↓↓↓

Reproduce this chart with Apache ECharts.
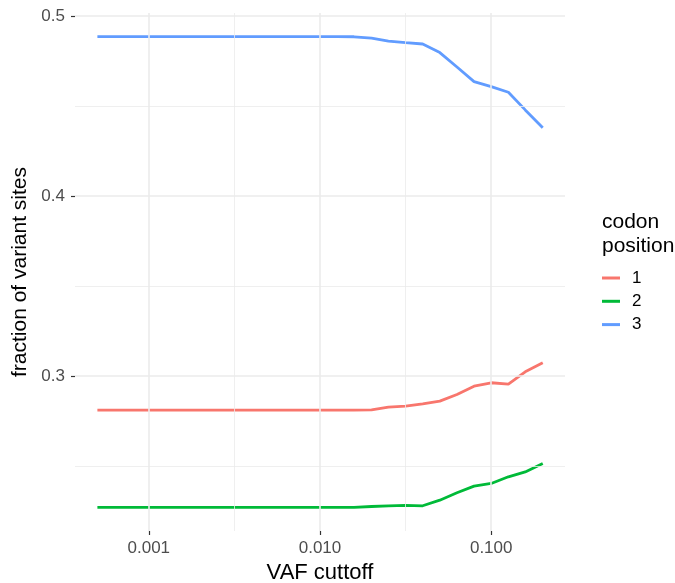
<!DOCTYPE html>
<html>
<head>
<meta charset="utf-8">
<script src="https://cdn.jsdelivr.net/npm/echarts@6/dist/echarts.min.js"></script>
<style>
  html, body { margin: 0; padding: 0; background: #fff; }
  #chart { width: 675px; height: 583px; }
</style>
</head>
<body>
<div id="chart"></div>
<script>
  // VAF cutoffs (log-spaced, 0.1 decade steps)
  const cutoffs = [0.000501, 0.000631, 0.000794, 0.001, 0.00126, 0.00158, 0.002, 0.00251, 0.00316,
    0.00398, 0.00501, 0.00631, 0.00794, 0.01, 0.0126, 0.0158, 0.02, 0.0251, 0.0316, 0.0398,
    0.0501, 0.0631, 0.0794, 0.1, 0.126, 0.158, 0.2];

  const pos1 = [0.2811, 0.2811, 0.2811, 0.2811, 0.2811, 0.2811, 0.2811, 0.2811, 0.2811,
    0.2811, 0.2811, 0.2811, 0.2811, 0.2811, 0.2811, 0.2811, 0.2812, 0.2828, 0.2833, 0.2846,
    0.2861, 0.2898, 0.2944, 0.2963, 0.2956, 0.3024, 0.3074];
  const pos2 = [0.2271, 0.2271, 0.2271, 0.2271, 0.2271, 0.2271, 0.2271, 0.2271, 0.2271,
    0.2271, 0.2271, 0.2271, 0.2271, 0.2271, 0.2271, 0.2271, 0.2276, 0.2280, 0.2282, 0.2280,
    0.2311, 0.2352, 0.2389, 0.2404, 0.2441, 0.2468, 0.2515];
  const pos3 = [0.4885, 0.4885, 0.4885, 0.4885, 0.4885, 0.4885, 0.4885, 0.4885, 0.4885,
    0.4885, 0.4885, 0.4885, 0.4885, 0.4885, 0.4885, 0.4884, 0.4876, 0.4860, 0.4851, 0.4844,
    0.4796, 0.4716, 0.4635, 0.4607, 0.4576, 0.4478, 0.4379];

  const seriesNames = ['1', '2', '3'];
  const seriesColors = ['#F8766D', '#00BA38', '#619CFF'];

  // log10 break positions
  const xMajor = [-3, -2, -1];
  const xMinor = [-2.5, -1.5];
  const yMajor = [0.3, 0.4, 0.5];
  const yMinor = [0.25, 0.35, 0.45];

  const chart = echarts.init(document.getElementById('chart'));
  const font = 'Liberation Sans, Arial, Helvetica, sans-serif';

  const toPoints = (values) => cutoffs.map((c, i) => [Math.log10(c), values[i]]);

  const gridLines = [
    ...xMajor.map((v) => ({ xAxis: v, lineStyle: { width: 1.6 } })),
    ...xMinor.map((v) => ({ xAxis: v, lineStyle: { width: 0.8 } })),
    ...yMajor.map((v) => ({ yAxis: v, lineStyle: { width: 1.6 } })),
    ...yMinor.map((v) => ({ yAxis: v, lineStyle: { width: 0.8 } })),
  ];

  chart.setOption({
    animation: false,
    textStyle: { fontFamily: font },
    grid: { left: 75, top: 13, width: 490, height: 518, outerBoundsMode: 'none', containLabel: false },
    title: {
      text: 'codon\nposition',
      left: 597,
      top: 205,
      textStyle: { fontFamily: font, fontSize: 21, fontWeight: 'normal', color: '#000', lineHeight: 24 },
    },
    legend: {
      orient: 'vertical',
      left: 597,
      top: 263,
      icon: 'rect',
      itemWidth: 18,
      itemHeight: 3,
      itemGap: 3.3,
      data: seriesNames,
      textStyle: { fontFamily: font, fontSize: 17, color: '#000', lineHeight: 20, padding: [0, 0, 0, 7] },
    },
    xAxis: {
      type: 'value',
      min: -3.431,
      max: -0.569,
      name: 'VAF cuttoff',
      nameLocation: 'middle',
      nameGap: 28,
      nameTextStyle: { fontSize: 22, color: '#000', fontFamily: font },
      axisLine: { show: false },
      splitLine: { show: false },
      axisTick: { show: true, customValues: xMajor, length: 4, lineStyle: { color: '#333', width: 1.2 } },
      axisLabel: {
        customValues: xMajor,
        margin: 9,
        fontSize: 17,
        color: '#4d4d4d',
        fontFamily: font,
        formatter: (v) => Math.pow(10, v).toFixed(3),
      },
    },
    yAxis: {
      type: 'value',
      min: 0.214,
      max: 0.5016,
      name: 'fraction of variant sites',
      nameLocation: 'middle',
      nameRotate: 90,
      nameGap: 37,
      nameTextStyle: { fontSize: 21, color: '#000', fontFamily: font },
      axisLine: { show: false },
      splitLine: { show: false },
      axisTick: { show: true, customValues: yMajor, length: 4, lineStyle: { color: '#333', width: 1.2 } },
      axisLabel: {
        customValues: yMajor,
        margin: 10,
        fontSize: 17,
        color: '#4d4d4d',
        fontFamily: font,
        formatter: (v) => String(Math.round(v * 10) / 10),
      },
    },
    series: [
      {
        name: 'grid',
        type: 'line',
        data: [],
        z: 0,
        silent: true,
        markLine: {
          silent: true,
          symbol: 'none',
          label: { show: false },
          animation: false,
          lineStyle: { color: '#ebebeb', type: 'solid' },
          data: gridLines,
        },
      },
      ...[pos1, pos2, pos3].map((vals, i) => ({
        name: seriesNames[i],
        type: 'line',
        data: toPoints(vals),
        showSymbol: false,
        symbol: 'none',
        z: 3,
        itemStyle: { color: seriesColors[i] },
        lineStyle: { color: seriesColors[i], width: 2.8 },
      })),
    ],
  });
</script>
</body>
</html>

↑↑↑

(What the task requires)
Give the data above again in full and unchanged, skipping the pictures.

(Solution)
Reproduce this chart with Apache ECharts.
<!DOCTYPE html>
<html>
<head>
<meta charset="utf-8">
<script src="https://cdn.jsdelivr.net/npm/echarts@6/dist/echarts.min.js"></script>
<style>
  html, body { margin: 0; padding: 0; background: #fff; }
  #chart { width: 675px; height: 583px; }
</style>
</head>
<body>
<div id="chart"></div>
<script>
  // VAF cutoffs (log-spaced, 0.1 decade steps)
  const cutoffs = [0.000501, 0.000631, 0.000794, 0.001, 0.00126, 0.00158, 0.002, 0.00251, 0.00316,
    0.00398, 0.00501, 0.00631, 0.00794, 0.01, 0.0126, 0.0158, 0.02, 0.0251, 0.0316, 0.0398,
    0.0501, 0.0631, 0.0794, 0.1, 0.126, 0.158, 0.2];

  const pos1 = [0.2811, 0.2811, 0.2811, 0.2811, 0.2811, 0.2811, 0.2811, 0.2811, 0.2811,
    0.2811, 0.2811, 0.2811, 0.2811, 0.2811, 0.2811, 0.2811, 0.2812, 0.2828, 0.2833, 0.2846,
    0.2861, 0.2898, 0.2944, 0.2963, 0.2956, 0.3024, 0.3074];
  const pos2 = [0.2271, 0.2271, 0.2271, 0.2271, 0.2271, 0.2271, 0.2271, 0.2271, 0.2271,
    0.2271, 0.2271, 0.2271, 0.2271, 0.2271, 0.2271, 0.2271, 0.2276, 0.2280, 0.2282, 0.2280,
    0.2311, 0.2352, 0.2389, 0.2404, 0.2441, 0.2468, 0.2515];
  const pos3 = [0.4885, 0.4885, 0.4885, 0.4885, 0.4885, 0.4885, 0.4885, 0.4885, 0.4885,
    0.4885, 0.4885, 0.4885, 0.4885, 0.4885, 0.4885, 0.4884, 0.4876, 0.4860, 0.4851, 0.4844,
    0.4796, 0.4716, 0.4635, 0.4607, 0.4576, 0.4478, 0.4379];

  const seriesNames = ['1', '2', '3'];
  const seriesColors = ['#F8766D', '#00BA38', '#619CFF'];

  // log10 break positions
  const xMajor = [-3, -2, -1];
  const xMinor = [-2.5, -1.5];
  const yMajor = [0.3, 0.4, 0.5];
  const yMinor = [0.25, 0.35, 0.45];

  const chart = echarts.init(document.getElementById('chart'));
  const font = 'Liberation Sans, Arial, Helvetica, sans-serif';

  const toPoints = (values) => cutoffs.map((c, i) => [Math.log10(c), values[i]]);

  const gridLines = [
    ...xMajor.map((v) => ({ xAxis: v, lineStyle: { width: 1.6 } })),
    ...xMinor.map((v) => ({ xAxis: v, lineStyle: { width: 0.8 } })),
    ...yMajor.map((v) => ({ yAxis: v, lineStyle: { width: 1.6 } })),
    ...yMinor.map((v) => ({ yAxis: v, lineStyle: { width: 0.8 } })),
  ];

  chart.setOption({
    animation: false,
    textStyle: { fontFamily: font },
    grid: { left: 75, top: 13, width: 490, height: 518, outerBoundsMode: 'none', containLabel: false },
    title: {
      text: 'codon\nposition',
      left: 597,
      top: 205,
      textStyle: { fontFamily: font, fontSize: 21, fontWeight: 'normal', color: '#000', lineHeight: 24 },
    },
    legend: {
      orient: 'vertical',
      left: 597,
      top: 263,
      icon: 'rect',
      itemWidth: 18,
      itemHeight: 3,
      itemGap: 3.3,
      data: seriesNames,
      textStyle: { fontFamily: font, fontSize: 17, color: '#000', lineHeight: 20, padding: [0, 0, 0, 7] },
    },
    xAxis: {
      type: 'value',
      min: -3.431,
      max: -0.569,
      name: 'VAF cuttoff',
      nameLocation: 'middle',
      nameGap: 28,
      nameTextStyle: { fontSize: 22, color: '#000', fontFamily: font },
      axisLine: { show: false },
      splitLine: { show: false },
      axisTick: { show: true, customValues: xMajor, length: 4, lineStyle: { color: '#333', width: 1.2 } },
      axisLabel: {
        customValues: xMajor,
        margin: 9,
        fontSize: 17,
        color: '#4d4d4d',
        fontFamily: font,
        formatter: (v) => Math.pow(10, v).toFixed(3),
      },
    },
    yAxis: {
      type: 'value',
      min: 0.214,
      max: 0.5016,
      name: 'fraction of variant sites',
      nameLocation: 'middle',
      nameRotate: 90,
      nameGap: 37,
      nameTextStyle: { fontSize: 21, color: '#000', fontFamily: font },
      axisLine: { show: false },
      splitLine: { show: false },
      axisTick: { show: true, customValues: yMajor, length: 4, lineStyle: { color: '#333', width: 1.2 } },
      axisLabel: {
        customValues: yMajor,
        margin: 10,
        fontSize: 17,
        color: '#4d4d4d',
        fontFamily: font,
        formatter: (v) => String(Math.round(v * 10) / 10),
      },
    },
    series: [
      {
        name: 'grid',
        type: 'line',
        data: [],
        z: 0,
        silent: true,
        markLine: {
          silent: true,
          symbol: 'none',
          label: { show: false },
          animation: false,
          lineStyle: { color: '#ebebeb', type: 'solid' },
          data: gridLines,
        },
      },
      ...[pos1, pos2, pos3].map((vals, i) => ({
        name: seriesNames[i],
        type: 'line',
        data: toPoints(vals),
        showSymbol: false,
        symbol: 'none',
        z: 3,
        itemStyle: { color: seriesColors[i] },
        lineStyle: { color: seriesColors[i], width: 2.8 },
      })),
    ],
  });
</script>
</body>
</html>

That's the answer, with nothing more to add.